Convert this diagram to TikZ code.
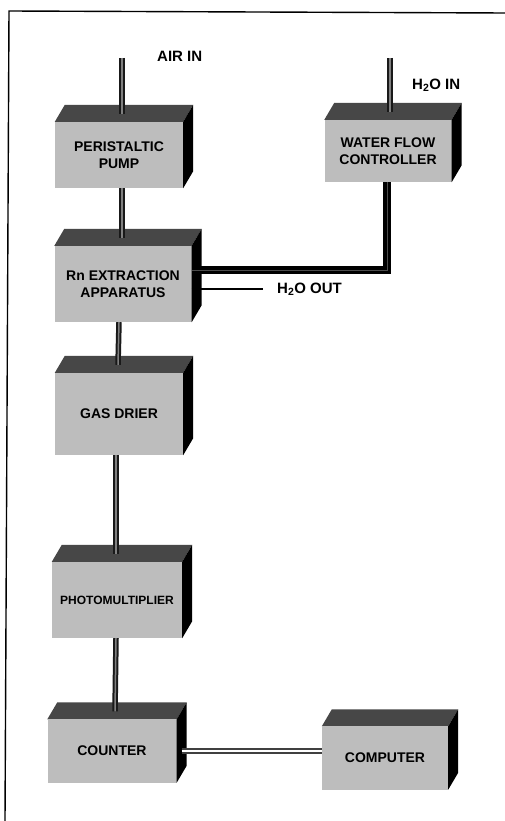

━━━━━━━━━━━━━━━━━━━━━━━━━━━━━━

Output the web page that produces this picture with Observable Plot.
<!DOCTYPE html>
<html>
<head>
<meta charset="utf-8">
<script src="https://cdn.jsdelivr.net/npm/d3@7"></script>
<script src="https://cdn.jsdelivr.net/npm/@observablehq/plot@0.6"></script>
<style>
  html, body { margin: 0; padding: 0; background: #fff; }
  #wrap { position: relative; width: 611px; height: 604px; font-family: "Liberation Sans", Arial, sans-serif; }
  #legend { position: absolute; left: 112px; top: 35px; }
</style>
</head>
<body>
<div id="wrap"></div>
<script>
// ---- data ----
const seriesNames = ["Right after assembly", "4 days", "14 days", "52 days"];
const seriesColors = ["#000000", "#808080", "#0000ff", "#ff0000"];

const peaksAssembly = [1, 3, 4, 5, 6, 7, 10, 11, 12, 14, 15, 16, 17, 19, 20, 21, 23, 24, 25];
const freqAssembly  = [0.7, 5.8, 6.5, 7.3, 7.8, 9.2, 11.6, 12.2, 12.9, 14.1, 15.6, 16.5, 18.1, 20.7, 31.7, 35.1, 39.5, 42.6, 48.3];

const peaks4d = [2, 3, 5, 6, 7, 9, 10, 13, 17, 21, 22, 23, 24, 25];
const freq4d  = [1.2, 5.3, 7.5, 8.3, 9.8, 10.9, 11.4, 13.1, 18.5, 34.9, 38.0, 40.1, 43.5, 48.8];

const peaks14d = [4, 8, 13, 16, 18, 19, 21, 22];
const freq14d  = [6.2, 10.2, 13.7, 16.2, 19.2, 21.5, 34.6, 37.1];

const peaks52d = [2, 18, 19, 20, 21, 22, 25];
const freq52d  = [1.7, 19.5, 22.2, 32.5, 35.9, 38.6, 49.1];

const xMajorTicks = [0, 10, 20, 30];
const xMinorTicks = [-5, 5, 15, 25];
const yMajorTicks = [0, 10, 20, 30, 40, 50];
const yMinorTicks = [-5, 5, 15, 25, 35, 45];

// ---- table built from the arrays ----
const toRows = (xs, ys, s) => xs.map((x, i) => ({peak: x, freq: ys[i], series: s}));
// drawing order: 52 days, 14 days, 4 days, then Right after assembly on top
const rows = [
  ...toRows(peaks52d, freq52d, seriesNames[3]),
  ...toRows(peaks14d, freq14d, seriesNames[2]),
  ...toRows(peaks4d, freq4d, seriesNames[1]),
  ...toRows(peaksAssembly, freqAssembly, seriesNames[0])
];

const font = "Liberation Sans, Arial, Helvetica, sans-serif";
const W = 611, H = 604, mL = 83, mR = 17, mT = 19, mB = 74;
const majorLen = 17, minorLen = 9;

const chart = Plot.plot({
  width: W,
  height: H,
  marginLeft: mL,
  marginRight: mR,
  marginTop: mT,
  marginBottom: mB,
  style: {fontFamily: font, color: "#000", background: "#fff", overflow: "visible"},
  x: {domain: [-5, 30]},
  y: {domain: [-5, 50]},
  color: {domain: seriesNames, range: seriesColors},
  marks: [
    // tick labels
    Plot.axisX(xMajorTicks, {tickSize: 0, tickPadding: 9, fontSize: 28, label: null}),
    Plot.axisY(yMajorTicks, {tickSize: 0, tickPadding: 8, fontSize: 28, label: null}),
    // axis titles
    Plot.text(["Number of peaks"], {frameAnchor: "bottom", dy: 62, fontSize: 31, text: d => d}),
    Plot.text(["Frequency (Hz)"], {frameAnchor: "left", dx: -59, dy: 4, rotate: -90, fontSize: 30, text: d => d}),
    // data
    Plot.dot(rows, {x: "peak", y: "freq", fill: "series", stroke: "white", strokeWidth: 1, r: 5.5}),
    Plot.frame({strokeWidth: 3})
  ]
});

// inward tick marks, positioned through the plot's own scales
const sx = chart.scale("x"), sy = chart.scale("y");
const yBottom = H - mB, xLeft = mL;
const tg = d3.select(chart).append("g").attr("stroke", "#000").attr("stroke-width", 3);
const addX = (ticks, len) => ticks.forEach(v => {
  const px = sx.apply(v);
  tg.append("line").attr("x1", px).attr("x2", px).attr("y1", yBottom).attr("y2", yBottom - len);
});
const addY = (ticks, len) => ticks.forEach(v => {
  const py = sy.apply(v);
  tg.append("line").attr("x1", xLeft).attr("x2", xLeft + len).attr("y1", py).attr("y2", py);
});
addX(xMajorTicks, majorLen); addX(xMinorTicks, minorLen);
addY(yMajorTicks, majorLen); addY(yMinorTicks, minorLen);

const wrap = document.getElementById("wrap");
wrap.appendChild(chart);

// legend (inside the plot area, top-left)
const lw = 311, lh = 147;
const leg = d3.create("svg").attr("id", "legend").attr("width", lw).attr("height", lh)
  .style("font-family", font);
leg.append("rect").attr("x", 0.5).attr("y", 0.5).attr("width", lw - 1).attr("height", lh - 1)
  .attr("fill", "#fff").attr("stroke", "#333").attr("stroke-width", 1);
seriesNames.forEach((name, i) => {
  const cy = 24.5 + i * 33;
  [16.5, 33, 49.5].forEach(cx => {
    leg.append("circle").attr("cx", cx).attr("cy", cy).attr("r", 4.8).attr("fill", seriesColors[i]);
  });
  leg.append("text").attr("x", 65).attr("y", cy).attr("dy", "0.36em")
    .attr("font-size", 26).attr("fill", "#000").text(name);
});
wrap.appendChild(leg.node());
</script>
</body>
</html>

━━━━━━━━━━━━━━━━━━━━━━━━━━━━━━

Short problem –
Out of the data above, set down the lines from the one with "Output the web" to the one with "21.5, 34.6, 37.1];", both included, exactly as written and with no additions.

Completed task –
Output the web page that produces this picture with Observable Plot.
<!DOCTYPE html>
<html>
<head>
<meta charset="utf-8">
<script src="https://cdn.jsdelivr.net/npm/d3@7"></script>
<script src="https://cdn.jsdelivr.net/npm/@observablehq/plot@0.6"></script>
<style>
  html, body { margin: 0; padding: 0; background: #fff; }
  #wrap { position: relative; width: 611px; height: 604px; font-family: "Liberation Sans", Arial, sans-serif; }
  #legend { position: absolute; left: 112px; top: 35px; }
</style>
</head>
<body>
<div id="wrap"></div>
<script>
// ---- data ----
const seriesNames = ["Right after assembly", "4 days", "14 days", "52 days"];
const seriesColors = ["#000000", "#808080", "#0000ff", "#ff0000"];

const peaksAssembly = [1, 3, 4, 5, 6, 7, 10, 11, 12, 14, 15, 16, 17, 19, 20, 21, 23, 24, 25];
const freqAssembly  = [0.7, 5.8, 6.5, 7.3, 7.8, 9.2, 11.6, 12.2, 12.9, 14.1, 15.6, 16.5, 18.1, 20.7, 31.7, 35.1, 39.5, 42.6, 48.3];

const peaks4d = [2, 3, 5, 6, 7, 9, 10, 13, 17, 21, 22, 23, 24, 25];
const freq4d  = [1.2, 5.3, 7.5, 8.3, 9.8, 10.9, 11.4, 13.1, 18.5, 34.9, 38.0, 40.1, 43.5, 48.8];

const peaks14d = [4, 8, 13, 16, 18, 19, 21, 22];
const freq14d  = [6.2, 10.2, 13.7, 16.2, 19.2, 21.5, 34.6, 37.1];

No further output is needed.